Company Number: 14810717

Analysis Date: 2025-07-29 14:05 UTC

  1. Risk Rating: LOW

The company is newly incorporated (April 2023) and has filed compliant annual accounts and confirmation statements on time. Its balance sheet at the end of the first financial year shows positive net current assets and positive net assets, indicating an initial financially stable position. There is no indication of overdue filings or insolvency proceedings.

  1. Key Concerns:
  • Limited operating history: Being less than one year old, there is limited financial performance data to assess sustainability or operational stability.
  • Modest asset base and working capital: The company’s net assets (£8,174) and net current assets (£7,821) are relatively small, which may limit its capacity to absorb financial shocks.
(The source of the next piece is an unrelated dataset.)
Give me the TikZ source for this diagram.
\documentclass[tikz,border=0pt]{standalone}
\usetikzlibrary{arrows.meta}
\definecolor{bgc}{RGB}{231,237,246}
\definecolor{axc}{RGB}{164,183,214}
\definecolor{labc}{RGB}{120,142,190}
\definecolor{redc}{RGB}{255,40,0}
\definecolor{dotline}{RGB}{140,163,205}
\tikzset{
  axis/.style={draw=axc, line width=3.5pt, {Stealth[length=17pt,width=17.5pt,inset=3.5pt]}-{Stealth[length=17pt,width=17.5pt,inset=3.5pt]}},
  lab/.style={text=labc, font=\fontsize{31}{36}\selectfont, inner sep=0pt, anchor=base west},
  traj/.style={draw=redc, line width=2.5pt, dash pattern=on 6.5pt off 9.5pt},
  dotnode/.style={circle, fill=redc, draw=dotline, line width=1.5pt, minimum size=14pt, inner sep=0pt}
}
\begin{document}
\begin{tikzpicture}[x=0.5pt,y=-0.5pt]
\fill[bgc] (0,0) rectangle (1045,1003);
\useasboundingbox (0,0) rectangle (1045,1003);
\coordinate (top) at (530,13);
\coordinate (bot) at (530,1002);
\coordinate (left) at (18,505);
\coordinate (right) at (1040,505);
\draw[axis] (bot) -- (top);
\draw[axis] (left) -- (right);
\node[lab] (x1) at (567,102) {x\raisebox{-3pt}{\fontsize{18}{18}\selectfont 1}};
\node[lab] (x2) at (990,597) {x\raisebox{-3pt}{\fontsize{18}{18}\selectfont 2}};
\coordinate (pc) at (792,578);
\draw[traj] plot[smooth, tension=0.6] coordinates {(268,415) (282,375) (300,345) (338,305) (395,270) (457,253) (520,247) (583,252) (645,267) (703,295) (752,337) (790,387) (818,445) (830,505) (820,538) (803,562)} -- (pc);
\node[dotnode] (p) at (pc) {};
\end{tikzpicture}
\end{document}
  • Tax liabilities: Current liabilities include a significant taxation and social security figure (£9,765), which should be monitored to ensure timely payment and avoid regulatory issues.
  1. Positive Indicators:
  • Compliance: All statutory filings are up to date with no overdue accounts or confirmation statements.
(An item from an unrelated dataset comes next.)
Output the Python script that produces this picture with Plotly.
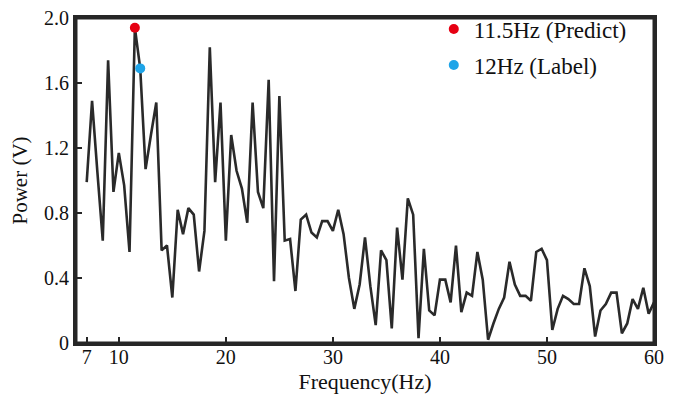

  • Positive working capital: Current assets exceed current liabilities by a comfortable margin, indicating short-term liquidity.
  • Clear ownership and control: Two PSCs each hold 25-50% of shares and voting rights, providing transparency in governance.
  1. Due Diligence Notes:
  • Review the company’s turnover and profit and loss account when available to assess revenue generation and profitability.
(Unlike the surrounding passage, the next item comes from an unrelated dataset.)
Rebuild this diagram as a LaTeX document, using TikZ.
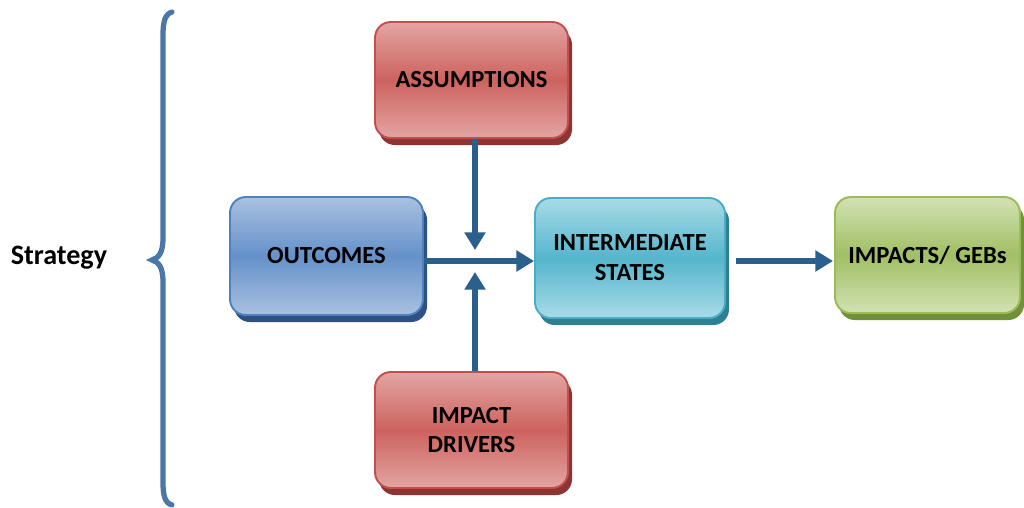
\documentclass[tikz,border=0pt]{standalone}
\usepackage{fontspec}
\setmainfont{Carlito}
\usetikzlibrary{arrows.meta,shadows}

\definecolor{flowblue}{HTML}{2B5F8E}
\definecolor{bracecol}{HTML}{4A76A8}
\definecolor{redlight}{HTML}{E3A5A3}
\definecolor{redmid}{HTML}{CD625E}
\definecolor{redline}{HTML}{C0504D}
\definecolor{redshade}{HTML}{8E3432}
\definecolor{bluelight}{HTML}{A9C1E1}
\definecolor{bluemid}{HTML}{6591C9}
\definecolor{blueline}{HTML}{4F81BD}
\definecolor{blueshade}{HTML}{2C5182}
\definecolor{cyanlight}{HTML}{A9DBE7}
\definecolor{cyanmid}{HTML}{55B5CC}
\definecolor{cyanline}{HTML}{4BACC6}
\definecolor{cyanshade}{HTML}{2F7F93}
\definecolor{greenlight}{HTML}{D2E2B3}
\definecolor{greenmid}{HTML}{A1BF64}
\definecolor{greenline}{HTML}{9BBB59}
\definecolor{greenshade}{HTML}{71903A}

\begin{document}
\begin{tikzpicture}[x=0.02cm,y=-0.02cm,
  box/.style={rounded corners=9pt,line width=1.1pt,align=center,
    font=\fontsize{14}{17}\selectfont\bfseries,inner sep=2pt},
  colbox/.style={box,draw=#1line,top color=#1light,bottom color=#1light,middle color=#1mid,
    drop shadow={shadow xshift=2.3pt,shadow yshift=-4pt,fill=#1shade,opacity=1}},
  flow/.style={line width=3.4pt,draw=flowblue,-{Triangle[length=10pt,width=11.5pt]}}]
\useasboundingbox (0,0) rectangle (1024,507);
% boxes
\node[colbox=red,minimum width=3.86cm,minimum height=2.32cm] (assump) at (471.5,80) {ASSUMPTIONS};
\node[colbox=red,minimum width=3.86cm,minimum height=2.32cm] (drivers) at (471.5,430) {IMPACT\\DRIVERS};
\node[colbox=blue,minimum width=3.86cm,minimum height=2.36cm] (outc) at (326.5,256) {OUTCOMES};
\node[colbox=cyan,minimum width=3.8cm,minimum height=2.4cm] (inter) at (630,258) {INTERMEDIATE\\STATES};
\node[colbox=green,minimum width=3.7cm,minimum height=2.32cm] (impacts) at (927.5,255) {IMPACTS/ GEBs};
% arrows
\coordinate (junc) at (475,261);
\coordinate (topin) at (475,250);
\coordinate (botin) at (475,272);
\coordinate (outend) at (833,261);
\draw[flow] (assump.south -| topin) -- (topin);
\draw[flow] (drivers.north -| botin) -- (botin);
\draw[flow] (outc.east |- junc) -- (inter.west |- junc);
\draw[flow] ([xshift=6pt]inter.east |- junc) -- (outend);
% brace
\draw[bracecol,line width=3pt,line cap=round] (172,12) .. controls (165,14) and (163,22) .. (163,35)
  -- (163,238) .. controls (163,254) and (158,258) .. (152,260)
  .. controls (158,262) and (163,266) .. (163,282) -- (163,482)
  .. controls (163,496) and (165,503) .. (172,505);
\node[font=\fontsize{16}{18}\selectfont\bfseries] (strat) at (59,258) {Strategy};
\end{tikzpicture}
\end{document}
  • Monitor cash flow trends, especially given the current small cash balance relative to liabilities.
  • Investigate the nature of other creditors (£8,416) and accrued liabilities to understand potential contingent liabilities.
  • Confirm the business plan and funding sources to evaluate long-term viability given the small asset base.
  • Assess director capacity and experience, noting the sole director’s background as an estate agent, to ensure operational competence in real estate agency activities.